Print the material below exactly as it stands, please, from its first line to the line holding "import plotly.graph_objects as go", with no pictures.
++++ RAW RECORDS ++++
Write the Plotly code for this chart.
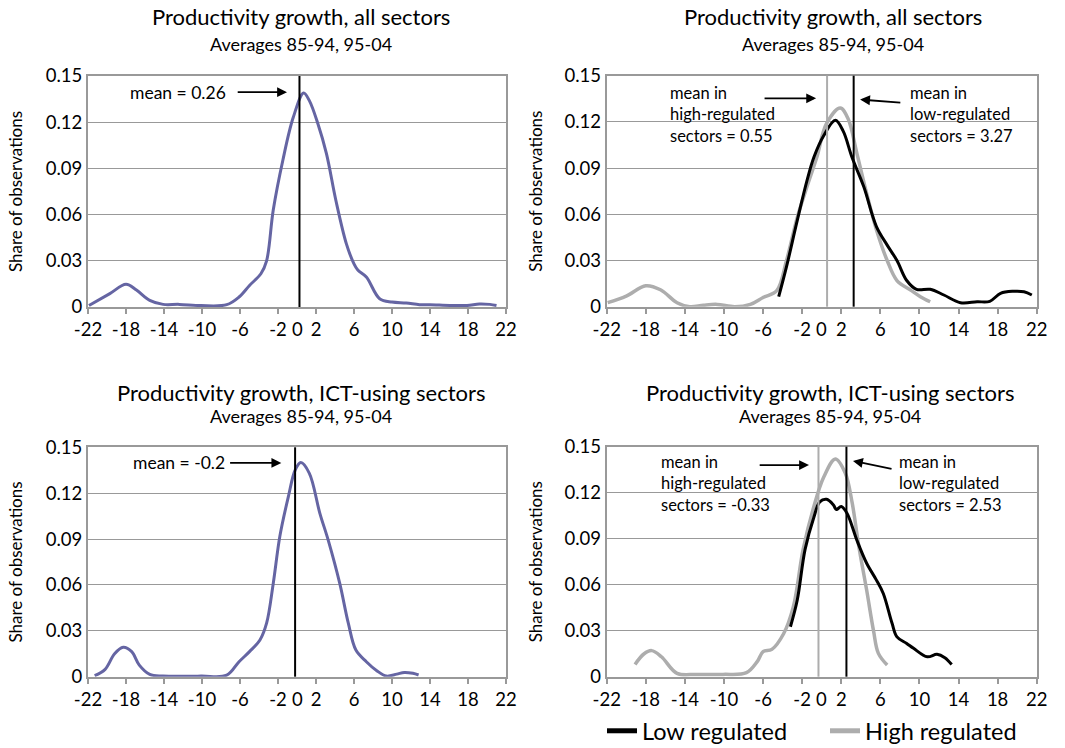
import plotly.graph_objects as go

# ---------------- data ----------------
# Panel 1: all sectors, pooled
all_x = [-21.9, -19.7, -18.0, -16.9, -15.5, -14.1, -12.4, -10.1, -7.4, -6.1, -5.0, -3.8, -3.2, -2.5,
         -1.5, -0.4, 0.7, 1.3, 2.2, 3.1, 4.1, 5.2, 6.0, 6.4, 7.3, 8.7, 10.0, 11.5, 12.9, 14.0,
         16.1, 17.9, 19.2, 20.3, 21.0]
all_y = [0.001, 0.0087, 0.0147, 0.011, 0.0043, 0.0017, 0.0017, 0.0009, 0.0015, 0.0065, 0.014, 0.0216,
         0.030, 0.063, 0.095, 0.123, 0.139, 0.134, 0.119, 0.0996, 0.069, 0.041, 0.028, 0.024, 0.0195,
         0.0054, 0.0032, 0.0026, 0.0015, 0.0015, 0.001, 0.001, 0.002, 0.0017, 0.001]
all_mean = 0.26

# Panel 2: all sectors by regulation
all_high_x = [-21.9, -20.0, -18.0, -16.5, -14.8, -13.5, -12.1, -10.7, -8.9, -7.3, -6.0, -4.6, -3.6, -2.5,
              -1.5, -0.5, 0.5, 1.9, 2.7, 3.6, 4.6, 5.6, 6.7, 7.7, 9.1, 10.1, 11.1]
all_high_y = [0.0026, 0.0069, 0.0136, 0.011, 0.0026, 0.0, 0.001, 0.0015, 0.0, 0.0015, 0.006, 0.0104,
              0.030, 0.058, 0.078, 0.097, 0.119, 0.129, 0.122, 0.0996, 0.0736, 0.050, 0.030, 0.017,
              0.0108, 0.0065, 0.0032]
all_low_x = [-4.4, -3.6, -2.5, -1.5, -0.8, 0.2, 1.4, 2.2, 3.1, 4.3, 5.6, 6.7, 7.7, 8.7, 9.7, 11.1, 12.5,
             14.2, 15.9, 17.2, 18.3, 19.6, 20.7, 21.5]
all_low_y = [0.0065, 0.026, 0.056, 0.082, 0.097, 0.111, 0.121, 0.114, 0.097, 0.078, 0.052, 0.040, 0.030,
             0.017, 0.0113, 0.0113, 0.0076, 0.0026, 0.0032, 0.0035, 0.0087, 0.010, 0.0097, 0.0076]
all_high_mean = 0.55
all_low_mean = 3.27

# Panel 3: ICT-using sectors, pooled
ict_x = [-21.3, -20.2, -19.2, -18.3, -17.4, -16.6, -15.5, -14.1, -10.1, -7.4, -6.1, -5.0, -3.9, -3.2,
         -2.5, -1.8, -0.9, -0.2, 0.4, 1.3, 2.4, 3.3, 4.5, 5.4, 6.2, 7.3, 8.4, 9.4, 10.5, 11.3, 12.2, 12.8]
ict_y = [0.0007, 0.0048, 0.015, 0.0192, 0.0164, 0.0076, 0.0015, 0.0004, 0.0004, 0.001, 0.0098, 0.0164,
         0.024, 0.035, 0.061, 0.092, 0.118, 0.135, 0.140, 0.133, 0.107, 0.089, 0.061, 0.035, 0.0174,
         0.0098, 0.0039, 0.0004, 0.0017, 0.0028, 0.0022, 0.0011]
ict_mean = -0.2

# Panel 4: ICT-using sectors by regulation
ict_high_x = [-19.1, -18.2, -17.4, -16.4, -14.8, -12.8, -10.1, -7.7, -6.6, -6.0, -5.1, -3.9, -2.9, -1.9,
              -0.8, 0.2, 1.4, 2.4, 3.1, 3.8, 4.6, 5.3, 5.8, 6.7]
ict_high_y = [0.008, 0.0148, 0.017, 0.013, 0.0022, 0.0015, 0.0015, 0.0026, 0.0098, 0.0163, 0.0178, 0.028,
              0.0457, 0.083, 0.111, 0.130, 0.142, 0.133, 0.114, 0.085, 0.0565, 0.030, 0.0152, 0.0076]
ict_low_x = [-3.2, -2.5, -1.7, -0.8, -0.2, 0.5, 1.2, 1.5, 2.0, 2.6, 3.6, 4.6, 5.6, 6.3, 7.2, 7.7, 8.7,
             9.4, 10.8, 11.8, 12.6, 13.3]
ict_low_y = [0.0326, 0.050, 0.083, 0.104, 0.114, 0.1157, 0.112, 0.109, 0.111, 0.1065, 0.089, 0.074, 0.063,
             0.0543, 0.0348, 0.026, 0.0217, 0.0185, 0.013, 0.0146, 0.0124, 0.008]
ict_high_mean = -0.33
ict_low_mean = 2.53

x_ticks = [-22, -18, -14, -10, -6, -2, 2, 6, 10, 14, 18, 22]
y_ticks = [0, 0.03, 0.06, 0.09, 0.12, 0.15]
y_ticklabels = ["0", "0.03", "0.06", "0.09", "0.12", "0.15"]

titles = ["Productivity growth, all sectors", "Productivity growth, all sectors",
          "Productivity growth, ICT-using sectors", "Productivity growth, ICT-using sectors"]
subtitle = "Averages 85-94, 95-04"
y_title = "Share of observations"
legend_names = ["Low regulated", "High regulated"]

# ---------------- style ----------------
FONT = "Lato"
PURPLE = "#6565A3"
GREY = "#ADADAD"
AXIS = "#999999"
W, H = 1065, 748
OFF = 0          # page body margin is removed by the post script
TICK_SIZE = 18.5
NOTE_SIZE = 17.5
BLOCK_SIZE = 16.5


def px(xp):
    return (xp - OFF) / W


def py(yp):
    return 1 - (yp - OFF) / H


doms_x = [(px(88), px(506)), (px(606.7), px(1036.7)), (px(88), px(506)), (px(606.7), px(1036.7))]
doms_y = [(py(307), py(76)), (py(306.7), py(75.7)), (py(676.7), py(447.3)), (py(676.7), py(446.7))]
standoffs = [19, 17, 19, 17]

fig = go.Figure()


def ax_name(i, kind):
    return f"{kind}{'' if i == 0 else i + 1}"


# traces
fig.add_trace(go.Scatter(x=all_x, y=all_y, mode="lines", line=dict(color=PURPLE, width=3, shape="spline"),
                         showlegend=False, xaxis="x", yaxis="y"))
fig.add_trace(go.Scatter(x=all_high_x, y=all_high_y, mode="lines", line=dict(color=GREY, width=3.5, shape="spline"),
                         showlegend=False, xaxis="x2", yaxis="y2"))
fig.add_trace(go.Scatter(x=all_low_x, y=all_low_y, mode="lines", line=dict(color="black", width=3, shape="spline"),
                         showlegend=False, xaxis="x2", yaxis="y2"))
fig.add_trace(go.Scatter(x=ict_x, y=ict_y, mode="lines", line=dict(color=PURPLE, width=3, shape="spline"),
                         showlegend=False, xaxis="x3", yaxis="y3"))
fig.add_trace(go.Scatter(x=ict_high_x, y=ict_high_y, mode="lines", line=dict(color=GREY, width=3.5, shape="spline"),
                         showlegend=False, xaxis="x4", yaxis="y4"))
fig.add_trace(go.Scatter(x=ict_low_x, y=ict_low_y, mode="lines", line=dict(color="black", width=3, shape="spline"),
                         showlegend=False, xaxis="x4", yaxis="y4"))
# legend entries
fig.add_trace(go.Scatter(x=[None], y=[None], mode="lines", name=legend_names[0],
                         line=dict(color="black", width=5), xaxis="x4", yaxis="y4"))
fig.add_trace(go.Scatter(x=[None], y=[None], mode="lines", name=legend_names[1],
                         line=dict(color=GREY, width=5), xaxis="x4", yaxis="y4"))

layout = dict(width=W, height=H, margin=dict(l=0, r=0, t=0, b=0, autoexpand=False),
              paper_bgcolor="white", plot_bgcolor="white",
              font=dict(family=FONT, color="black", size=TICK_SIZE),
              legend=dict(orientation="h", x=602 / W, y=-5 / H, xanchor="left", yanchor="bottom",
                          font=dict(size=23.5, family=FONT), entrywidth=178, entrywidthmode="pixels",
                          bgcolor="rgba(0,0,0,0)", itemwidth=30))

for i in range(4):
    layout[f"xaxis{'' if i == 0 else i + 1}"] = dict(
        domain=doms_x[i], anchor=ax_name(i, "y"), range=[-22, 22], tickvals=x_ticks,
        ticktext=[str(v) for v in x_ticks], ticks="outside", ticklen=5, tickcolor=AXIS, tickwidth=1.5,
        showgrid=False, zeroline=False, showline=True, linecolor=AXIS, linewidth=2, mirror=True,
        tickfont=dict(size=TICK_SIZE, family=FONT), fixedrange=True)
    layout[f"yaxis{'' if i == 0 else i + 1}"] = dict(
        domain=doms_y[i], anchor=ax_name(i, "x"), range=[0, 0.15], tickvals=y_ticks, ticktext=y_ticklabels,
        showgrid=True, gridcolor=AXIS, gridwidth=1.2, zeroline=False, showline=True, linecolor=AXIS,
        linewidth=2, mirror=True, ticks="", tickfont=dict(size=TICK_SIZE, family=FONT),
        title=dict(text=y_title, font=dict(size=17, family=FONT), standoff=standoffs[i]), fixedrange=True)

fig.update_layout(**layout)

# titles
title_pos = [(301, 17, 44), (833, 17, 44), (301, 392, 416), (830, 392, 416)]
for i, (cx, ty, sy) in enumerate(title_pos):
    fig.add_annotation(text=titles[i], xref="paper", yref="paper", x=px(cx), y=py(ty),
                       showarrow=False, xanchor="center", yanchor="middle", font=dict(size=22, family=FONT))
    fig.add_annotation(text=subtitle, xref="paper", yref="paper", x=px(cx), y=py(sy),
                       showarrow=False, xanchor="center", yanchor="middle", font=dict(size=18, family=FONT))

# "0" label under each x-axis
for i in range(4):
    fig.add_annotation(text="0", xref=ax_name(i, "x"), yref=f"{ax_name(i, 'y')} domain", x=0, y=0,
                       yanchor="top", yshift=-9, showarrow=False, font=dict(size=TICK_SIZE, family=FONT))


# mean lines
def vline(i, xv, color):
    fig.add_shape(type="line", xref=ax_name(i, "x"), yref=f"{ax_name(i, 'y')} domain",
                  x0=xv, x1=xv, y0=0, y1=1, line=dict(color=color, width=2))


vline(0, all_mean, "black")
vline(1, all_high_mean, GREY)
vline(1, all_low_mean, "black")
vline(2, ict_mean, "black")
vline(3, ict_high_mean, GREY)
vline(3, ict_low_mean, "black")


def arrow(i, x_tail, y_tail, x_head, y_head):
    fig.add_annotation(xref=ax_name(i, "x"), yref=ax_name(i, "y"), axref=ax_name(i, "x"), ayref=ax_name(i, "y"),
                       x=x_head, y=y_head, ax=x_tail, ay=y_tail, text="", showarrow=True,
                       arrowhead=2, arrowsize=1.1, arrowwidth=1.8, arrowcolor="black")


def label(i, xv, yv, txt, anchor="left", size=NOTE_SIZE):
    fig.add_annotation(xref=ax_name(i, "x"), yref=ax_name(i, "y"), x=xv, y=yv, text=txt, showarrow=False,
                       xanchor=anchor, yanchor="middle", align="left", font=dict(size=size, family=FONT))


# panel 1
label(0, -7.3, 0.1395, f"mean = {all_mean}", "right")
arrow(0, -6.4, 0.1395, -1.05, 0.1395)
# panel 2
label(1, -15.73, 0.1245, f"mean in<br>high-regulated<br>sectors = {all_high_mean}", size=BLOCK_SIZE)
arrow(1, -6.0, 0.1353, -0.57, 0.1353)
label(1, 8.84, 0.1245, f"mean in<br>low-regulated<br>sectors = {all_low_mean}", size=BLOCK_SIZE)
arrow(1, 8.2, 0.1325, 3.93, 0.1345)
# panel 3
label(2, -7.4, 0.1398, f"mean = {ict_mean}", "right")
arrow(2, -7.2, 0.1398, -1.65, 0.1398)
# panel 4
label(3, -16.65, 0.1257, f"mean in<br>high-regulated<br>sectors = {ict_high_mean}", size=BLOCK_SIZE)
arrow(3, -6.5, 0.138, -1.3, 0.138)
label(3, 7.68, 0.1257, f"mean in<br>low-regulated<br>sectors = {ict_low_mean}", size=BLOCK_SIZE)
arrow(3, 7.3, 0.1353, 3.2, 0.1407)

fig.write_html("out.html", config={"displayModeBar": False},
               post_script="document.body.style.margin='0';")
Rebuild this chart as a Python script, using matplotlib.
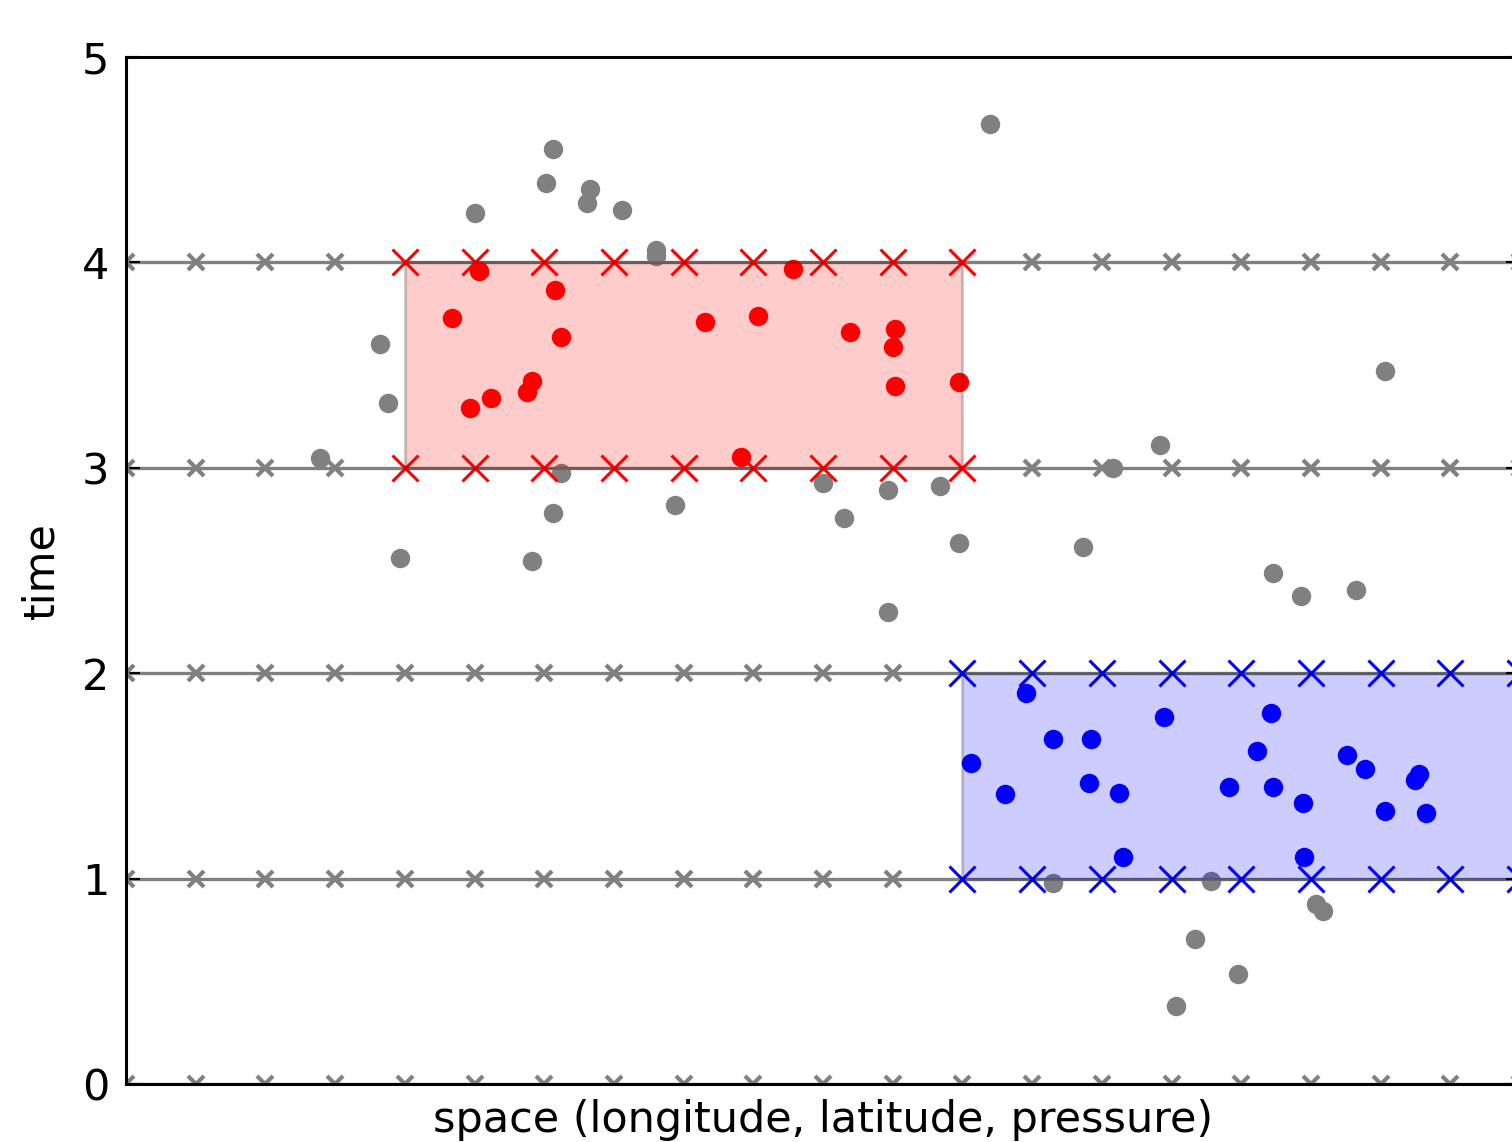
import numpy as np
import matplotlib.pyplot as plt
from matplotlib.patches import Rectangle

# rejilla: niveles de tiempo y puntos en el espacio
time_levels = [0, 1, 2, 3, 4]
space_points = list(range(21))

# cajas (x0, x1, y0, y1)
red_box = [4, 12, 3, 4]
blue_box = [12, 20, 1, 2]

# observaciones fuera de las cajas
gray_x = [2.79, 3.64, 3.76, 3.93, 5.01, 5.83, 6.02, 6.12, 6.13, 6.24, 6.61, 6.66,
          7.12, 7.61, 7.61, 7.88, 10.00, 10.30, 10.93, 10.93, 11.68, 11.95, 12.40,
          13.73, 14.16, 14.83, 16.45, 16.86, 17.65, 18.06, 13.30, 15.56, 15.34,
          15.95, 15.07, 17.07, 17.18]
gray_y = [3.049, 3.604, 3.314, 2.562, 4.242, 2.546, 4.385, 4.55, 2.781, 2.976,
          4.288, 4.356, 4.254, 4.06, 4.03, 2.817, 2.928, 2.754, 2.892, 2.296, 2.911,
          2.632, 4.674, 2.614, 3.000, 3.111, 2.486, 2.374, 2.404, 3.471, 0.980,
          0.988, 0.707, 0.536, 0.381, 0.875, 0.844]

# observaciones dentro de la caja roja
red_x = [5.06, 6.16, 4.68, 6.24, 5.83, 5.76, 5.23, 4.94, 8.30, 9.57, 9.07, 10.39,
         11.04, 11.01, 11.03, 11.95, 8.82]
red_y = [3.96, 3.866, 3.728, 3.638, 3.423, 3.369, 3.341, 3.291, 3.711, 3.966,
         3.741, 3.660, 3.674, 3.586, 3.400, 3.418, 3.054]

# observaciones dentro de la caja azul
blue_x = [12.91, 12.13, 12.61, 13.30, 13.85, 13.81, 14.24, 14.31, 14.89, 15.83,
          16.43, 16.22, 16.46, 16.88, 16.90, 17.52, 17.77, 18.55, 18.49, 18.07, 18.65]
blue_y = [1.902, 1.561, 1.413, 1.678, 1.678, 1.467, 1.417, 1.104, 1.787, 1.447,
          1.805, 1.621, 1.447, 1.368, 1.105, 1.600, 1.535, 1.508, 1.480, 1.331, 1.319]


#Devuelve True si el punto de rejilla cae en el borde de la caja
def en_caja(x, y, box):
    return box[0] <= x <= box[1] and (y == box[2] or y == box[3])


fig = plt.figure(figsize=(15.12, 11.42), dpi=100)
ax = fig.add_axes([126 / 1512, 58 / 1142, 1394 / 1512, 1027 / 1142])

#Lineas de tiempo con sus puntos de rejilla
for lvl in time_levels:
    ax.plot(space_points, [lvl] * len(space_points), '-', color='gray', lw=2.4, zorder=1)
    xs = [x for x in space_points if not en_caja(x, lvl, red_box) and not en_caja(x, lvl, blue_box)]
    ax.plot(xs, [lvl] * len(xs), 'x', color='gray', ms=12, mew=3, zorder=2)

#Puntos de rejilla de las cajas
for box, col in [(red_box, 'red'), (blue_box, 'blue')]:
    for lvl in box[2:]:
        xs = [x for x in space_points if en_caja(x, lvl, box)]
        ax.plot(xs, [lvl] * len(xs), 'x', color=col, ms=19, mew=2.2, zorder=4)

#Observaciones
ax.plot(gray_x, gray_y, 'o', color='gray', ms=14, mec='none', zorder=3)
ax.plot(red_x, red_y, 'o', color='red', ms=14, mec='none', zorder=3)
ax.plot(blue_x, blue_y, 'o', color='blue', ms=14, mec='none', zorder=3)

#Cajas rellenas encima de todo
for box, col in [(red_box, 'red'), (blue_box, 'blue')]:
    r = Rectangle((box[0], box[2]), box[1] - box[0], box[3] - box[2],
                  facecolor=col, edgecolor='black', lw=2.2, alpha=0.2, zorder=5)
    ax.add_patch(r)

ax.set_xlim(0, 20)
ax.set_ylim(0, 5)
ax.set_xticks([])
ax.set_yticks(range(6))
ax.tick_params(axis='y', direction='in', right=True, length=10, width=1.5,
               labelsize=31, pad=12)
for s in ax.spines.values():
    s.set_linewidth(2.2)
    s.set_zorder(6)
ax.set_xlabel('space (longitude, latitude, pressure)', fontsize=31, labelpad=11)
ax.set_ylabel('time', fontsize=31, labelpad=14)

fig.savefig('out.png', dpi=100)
++++
> WORKED SOLUTION
Write the Plotly code for this chart.
import plotly.graph_objects as go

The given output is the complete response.